Après le déjeuner, les enfants ont installé la crèche sur un tapis de feuilles ayant séché, comme tous les ans, entre les pages d’un vieux Larousse illustré par Christian Lacroix. Ils ont disposé les santons provençaux signés par Carbonel dans une forêt de petites pommes de pin, après les avoir libérés de leur feuille de sopalin. Et, les voyant reparaître les uns après les autres, les paroles de la chanson du Noël provençal interprétée par Tino Rossi et Fernandel se sont invitées sur le bout de ma langue et j’ai murmuré : « dans une boîte en carton sommeillent les petits santons, le berger, le rémouleur et l’enfant-Jésus rédempteur, le Ravi qui le vit est toujours ravi. Les moutons en coton sont serrés au fond. » Comme à chaque fois, les enfants ont commenté chaque santon riant de certains noms comme avec le couple de vieux « Grasset et Grassette ». Il a fallu que je leur redise que la plupart des santons ont mon âge car ils m’ont été offerts à ma naissance et que d’autres l’ont été par leur grand-mère qui va à une foire aux santons qui se tient à Sceaux du 6 au 15 décembre. L’ange que Victoire avait voulu faire tenir en équilibre sur le dessus de l’étable est tombé et elle a fondu en larmes le croyant brisé et sachant mon attachement à « mes » santons.
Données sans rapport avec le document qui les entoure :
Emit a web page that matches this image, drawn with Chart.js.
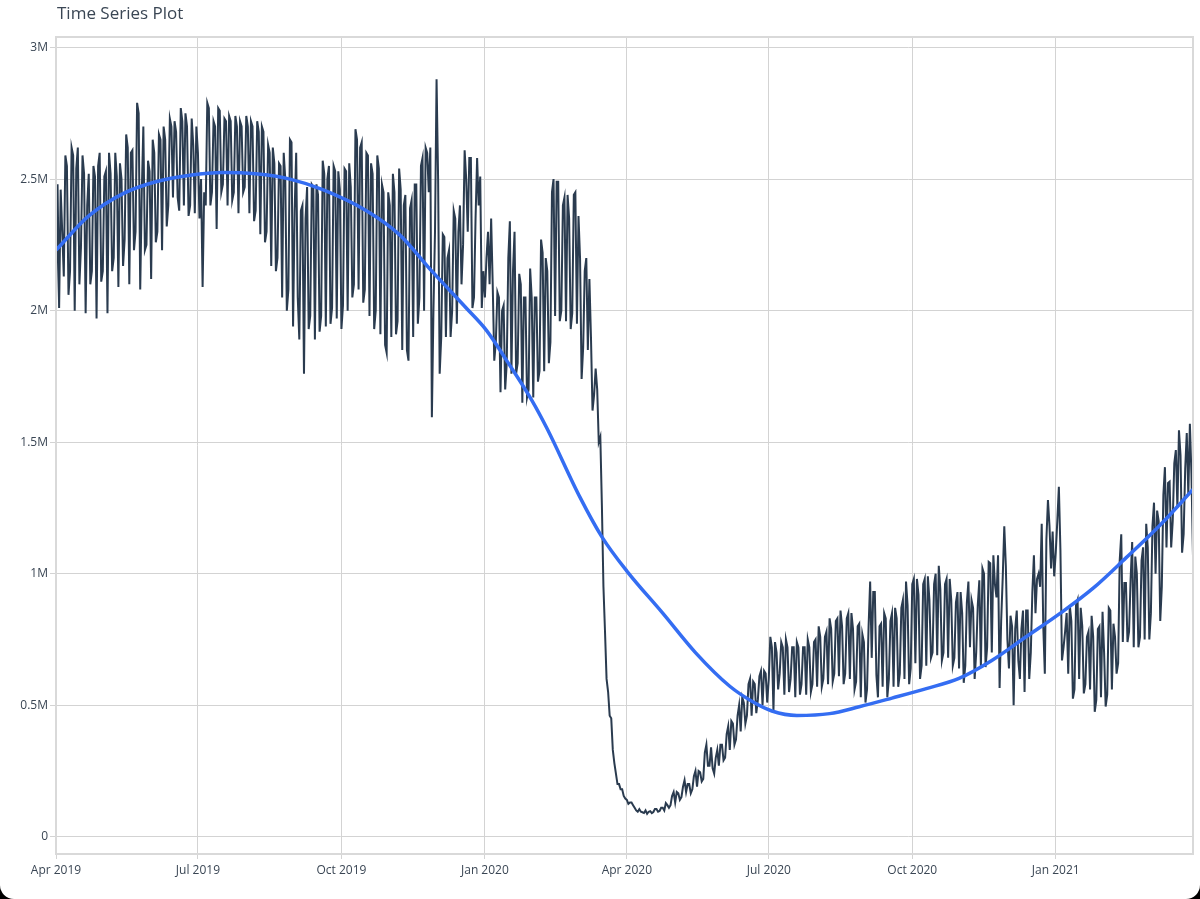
<!DOCTYPE html>
<html>
<head>
<meta charset="utf-8">
<script src="https://cdn.jsdelivr.net/npm/chart.js@4.4.0/dist/chart.umd.min.js"></script>
<style>
  html, body { margin: 0; padding: 0; background: #000; }
  #wrap { position: relative; width: 1200px; height: 899px; background: #fff; border-radius: 0 0 14px 14px; overflow: hidden; }
  #title { position: absolute; left: 57px; top: 1px; font: 17px 'Open Sans', sans-serif; color: #3a4654; line-height: 24px; }
  canvas { position: absolute; left: 0; top: 0; }
</style>
</head>
<body>
<div id="wrap">
  <canvas id="tsChart" width="1200" height="899"></canvas>
  <div id="title">Time Series Plot</div>
</div>
<script>
// daily values in thousands, one week (Mon..Sun) per line
// Apr 1 2019 .. Dec 29 2019
const daily2019 = [
  2030, 2480, 2010, 2460, 2300, 2130, 2590,
  2550, 2060, 2150, 2620, 2590, 2000, 2540,
  2620, 2100, 2240, 2590, 2520, 1990, 2400,
  2520, 2100, 2150, 2550, 2510, 1970, 2550,
  2600, 2110, 2150, 2510, 2530, 1990, 2600,
  2520, 2150, 2200, 2600, 2510, 2090, 2560,
  2500, 2170, 2270, 2670, 2620, 2100, 2600,
  2610, 2230, 2300, 2790, 2750, 2080, 2450,
  2700, 2230, 2250, 2570, 2530, 2120, 2650,
  2600, 2260, 2300, 2670, 2650, 2230, 2700,
  2650, 2320, 2400, 2730, 2700, 2430, 2720,
  2680, 2430, 2380, 2770, 2720, 2400, 2750,
  2700, 2360, 2400, 2730, 2630, 2370, 2700,
  2600, 2350, 2500, 2090, 2450, 2400, 2790,
  2770, 2400, 2450, 2720, 2700, 2310, 2770,
  2760, 2450, 2480, 2730, 2720, 2400, 2740,
  2720, 2420, 2450, 2740, 2700, 2370, 2720,
  2700, 2450, 2470, 2740, 2700, 2370, 2720,
  2700, 2340, 2380, 2720, 2680, 2290, 2700,
  2680, 2260, 2300, 2630, 2600, 2170, 2620,
  2560, 2150, 2200, 2560, 2550, 2050, 2600,
  2500, 2000, 2080, 2650, 2640, 1940, 2380,
  2600, 2050, 1890, 2380, 2400, 1760, 2350,
  2470, 1930, 1980, 2480, 2470, 1890, 2480,
  2440, 1920, 1980, 2570, 2520, 1940, 2500,
  2550, 1950, 2010, 2550, 2530, 1970, 2530,
  2460, 1930, 2020, 2540, 2530, 2000, 2560,
  2470, 2050, 2100, 2690, 2650, 2080, 2620,
  2640, 2030, 2080, 2600, 2590, 1980, 2560,
  2520, 1930, 2000, 2590, 2540, 1910, 2480,
  2450, 1870, 1840, 2450, 2400, 1900, 2520,
  2450, 1910, 1960, 2540, 2460, 1850, 2400,
  2440, 1850, 1810, 2390, 2420, 1900, 2480,
  2480, 1950, 2050, 2550, 2580, 2000, 2620,
  2600, 2450, 2620, 1595, 2000, 2300, 2880,
  2500, 1760, 1900, 2290, 2280, 1900, 2200,
  2230, 1900, 2000, 2380, 2350, 1950, 2300,
  2400, 2100, 2250, 2610, 2500, 2300, 2580,
  2580, 2010, 2050, 2350, 2580, 2400, 2510
];
// Dec 30 2019 .. Jan 3 2021
const daily2020 = [
  2010, 2150, 2050, 2200, 2300, 2100, 2350,
  2100, 1810, 1880, 2070, 2050, 1690, 2000,
  2020, 1700, 1800, 2200, 2340, 1760, 2150,
  2300, 1760, 1800, 2140, 2100, 1650, 2050,
  2050, 1670, 1700, 2160, 2050, 1670, 2050,
  2050, 1730, 1770, 2270, 2220, 1770, 2200,
  2150, 1800, 1880, 2450, 2500, 1980, 2490,
  2490, 1960, 2000, 2400, 2430, 1960, 2440,
  2350, 1930, 1990, 2440, 2450, 1950, 2360,
  2200, 1740, 1860, 2150, 2200, 1850, 2120,
  1900, 1620, 1680, 1780, 1700, 1500, 1520,
  1260, 950, 780, 600, 550, 460, 450,
  330, 280, 240, 200, 200, 180, 180,
  155, 145, 140, 125, 130, 130, 120,
  110, 100, 95, 105, 95, 93, 90,
  100, 87, 95, 97, 90, 94, 105,
  105, 95, 98, 110, 110, 100, 128,
  120, 110, 120, 155, 170, 130, 170,
  165, 140, 150, 190, 215, 170, 200,
  200, 165, 180, 230, 250, 190, 250,
  245, 210, 220, 320, 350, 270, 270,
  340, 260, 240, 300, 330, 270, 350,
  350, 290, 300, 390, 420, 330, 440,
  430, 350, 370, 460, 500, 400, 530,
  510, 430, 460, 580, 600, 460, 590,
  580, 470, 520, 610, 630, 500, 630,
  620, 510, 600, 760, 720, 480, 740,
  700, 560, 620, 740, 720, 540, 750,
  720, 550, 600, 720, 720, 530, 740,
  720, 540, 580, 720, 720, 540, 750,
  720, 550, 580, 740, 750, 570, 800,
  760, 570, 600, 760, 780, 580, 830,
  790, 590, 620, 820, 830, 610, 860,
  800, 580, 620, 830, 850, 600, 850,
  790, 560, 590, 800, 810, 530, 770,
  740, 510, 560, 800, 970, 680, 930,
  930, 615, 530, 800, 810, 570, 850,
  830, 530, 600, 820, 850, 570, 870,
  830, 570, 620, 870, 900, 600, 970,
  880, 580, 640, 960, 980, 660, 980,
  920, 600, 650, 960, 980, 650, 990,
  900, 680, 700, 960, 1000, 690, 1030,
  940, 670, 700, 960, 980, 680, 980,
  900, 650, 680, 890, 930, 640, 930,
  850, 585, 650, 890, 970, 720, 900,
  870, 600, 700, 880, 975, 645, 1020,
  1000, 645, 720, 1045, 1040, 700, 1070,
  960, 910, 1070, 565, 820, 985, 1180,
  1030, 750, 640, 840, 800, 500, 790,
  860, 670, 600, 790, 860, 550, 860,
  860, 600, 700, 930, 1070, 850, 980,
  1000, 950, 1190, 800, 620, 1130, 1280,
  1180, 1020, 1160, 990, 1080, 1200, 1330
];
// Jan 4 2021 .. Mar 30 2021
const daily2021 = [
  1090, 670, 720, 780, 850, 620, 880,
  820, 525, 560, 880, 900, 600, 870,
  800, 545, 580, 760, 780, 560, 840,
  760, 475, 520, 790, 800, 530, 855,
  700, 495, 540, 870, 860, 560, 810,
  760, 620, 660, 1050, 1150, 740, 965,
  965, 740, 780, 980, 1120, 720, 1065,
  1000, 720, 760, 1050, 1100, 750, 1190,
  1100, 750, 850, 1180, 1270, 1000, 1240,
  1200, 820, 950, 1300, 1405, 1100, 1345,
  1350, 1100, 1200, 1420, 1470, 1250, 1545,
  1450, 1080, 1150, 1400, 1535, 1300, 1570,
  1380, 1065
];

// smoothed trend, day offset from Apr 1 2019 and value in thousands
const trendDays = [0, 21, 43, 64, 86, 107, 128, 150, 171, 199, 220, 241, 263, 276, 289, 305, 315, 336, 350, 366, 389, 410, 432, 447, 459, 475, 496, 515, 536, 558, 579, 600, 622, 644, 665, 686, 708, 729];
const trendValues = [2230, 2360, 2445, 2490, 2515, 2525, 2520, 2500, 2460, 2380, 2290, 2150, 2010, 1925, 1810, 1660, 1550, 1290, 1140, 1010, 850, 700, 572, 512, 478, 461, 468, 494, 527, 563, 602, 670, 760, 850, 945, 1060, 1185, 1320];

// x ticks (day offsets of quarter starts)
const xTickDays = [0, 91, 183, 275, 366, 457, 549, 641];
const xTickLabels = ['Apr 2019', 'Jul 2019', 'Oct 2019', 'Jan 2020', 'Apr 2020', 'Jul 2020', 'Oct 2020', 'Jan 2021'];
const yTicks = [0, 0.5, 1, 1.5, 2, 2.5, 3]; // millions

const daily = daily2019.concat(daily2020, daily2021);
const dailyPoints = daily.map((v, i) => ({ x: i, y: v * 1000 }));
const trendPoints = trendDays.map((d, i) => ({ x: d, y: trendValues[i] * 1000 }));

const gridColor = '#d3d3d3';
const textColor = '#3a4654';

// frame around the plot area
const plotBox = {
  id: 'plotBox',
  afterDraw(chart) {
    const a = chart.chartArea;
    const ctx = chart.ctx;
    ctx.save();
    ctx.strokeStyle = '#d9d9d9';
    ctx.lineWidth = 2;
    ctx.strokeRect(a.left, a.top, a.right - a.left, a.bottom - a.top);
    ctx.restore();
  }
};

const ctx = document.getElementById('tsChart').getContext('2d');
new Chart(ctx, {
  type: 'line',
  data: {
    datasets: [
      {
        label: 'trend',
        data: trendPoints,
        borderColor: '#346df2',
        borderWidth: 3.5,
        pointRadius: 0,
        cubicInterpolationMode: 'monotone',
        order: 0
      },
      {
        label: 'daily',
        data: dailyPoints,
        borderColor: '#2a3b4f',
        borderWidth: 2,
        pointRadius: 0,
        tension: 0,
        order: 1
      }
    ]
  },
  options: {
    responsive: false,
    animation: false,
    layout: { padding: { top: 37, right: 7, bottom: 0, left: 0 } },
    plugins: {
      legend: { display: false },
      tooltip: { enabled: false }
    },
    scales: {
      x: {
        type: 'linear',
        min: 0,
        max: 729,
        afterBuildTicks: scale => { scale.ticks = xTickDays.map(v => ({ value: v })); },
        afterFit: scale => { scale.height = 45; },
        grid: { color: gridColor, tickColor: gridColor, tickLength: 5, drawTicks: true },
        border: { display: false },
        ticks: {
          autoSkip: false,
          maxRotation: 0,
          padding: 4,
          color: textColor,
          font: { family: "'Open Sans', sans-serif", size: 12 },
          callback: value => xTickLabels[xTickDays.indexOf(value)]
        }
      },
      y: {
        min: -65700,
        max: 3040300,
        afterBuildTicks: scale => { scale.ticks = yTicks.map(v => ({ value: v * 1e6 })); },
        afterFit: scale => { scale.width = 56; },
        grid: { color: gridColor, tickColor: gridColor, tickLength: 6, drawTicks: true },
        border: { display: false },
        ticks: {
          padding: 2,
          color: textColor,
          font: { family: "'Open Sans', sans-serif", size: 12 },
          callback: value => value === 0 ? '0' : (value / 1e6) + 'M'
        }
      }
    }
  },
  plugins: [plotBox]
});
</script>
</body>
</html>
Mais, un miracle s’est produit : quand Céleste a ramené l’ange de derrière le radiateur il était intact.
La crèche achevée, on est passé à la pâte pour les petits gâteaux traditionnels des Noëls alsaciens : les « Butterbreddle ». A tour de rôle, les enfants ont pétri le mélange sableux de farine, de sucre et de beurre avant que ne soient rajoutés les huit jaunes d’œuf. On a attendu le premier dimanche de l’Avent pour découper avec des emporte-pièces la pâte abaissée très finement. Céleste était restée dormir chez une amie et Victoire et Louis ont mangé autant de pâte crue que de gâteaux cuits. Un feu crépitait dans la cheminée. Je me suis étendue dans le canapé rouge qui est devenu celui de Fantôme et, dans un mélange d’odeur de gâteaux, de feu et de chien mouillé, je me suis endormie. Dans mon sommeil, j’ai retrouvé les petits santons de mes Noëls provençaux. Ils étaient désormais tous sortis de leur boîte en carton et « le berger comme autrefois montre le chemin aux trois rois et ces rois ont pour suivants des chameaux chargés de présents. Leurs manteaux sont très beaux, dorés aux pinceaux et ils ont le menton noirci de charbon. De grand matin j’ai vu passer leur train Ils traînaient leurs pauvres pieds sur les gros rochers de papier. »
Le soir, quand, dans la salle de cinéma d’art et d’essai qui, depuis qu’elle a été refaite à neuf, n’évoque plus la magie de « cinema paradiso » et l’ambiance de « la dernière séance » la lumière est revenue après la projection du « sel de la terre », un documentaire sur la vie et du photographe Sebastio Salgado réalisé par Wim Wenders et le fils aîné du photographe brésilien, j’avais les paupières gonflées et la gorge nouée. Même si, par moments, j’avais souri, notamment, à la vue de ce magnifique ours polaire faisant le guet devant la cabane où s’abritaient Salgado et son équipe venus immortaliser un troupeau de morses, j’ai pensé à nos enfants qui ont la chance de ne pas connaître la guerre, le chemin de l’exil, les deuils, la faim, les camps de réfugiés. Et, le soir, dans mon lit, mes yeux se sont fermés sur la photo de ce petit bonhomme de huit ou neuf ans, de dos, fier dans sa posture, tenant dans sa main son maigre bagage constitué essentiellement d’un instrument de musique, accompagné de son chien et atteignant, sans famille, un campement dans le Sahel. L’espoir pour lui mais, si souvent, la mort pour ceux qui étaient allés au bout de leurs forces.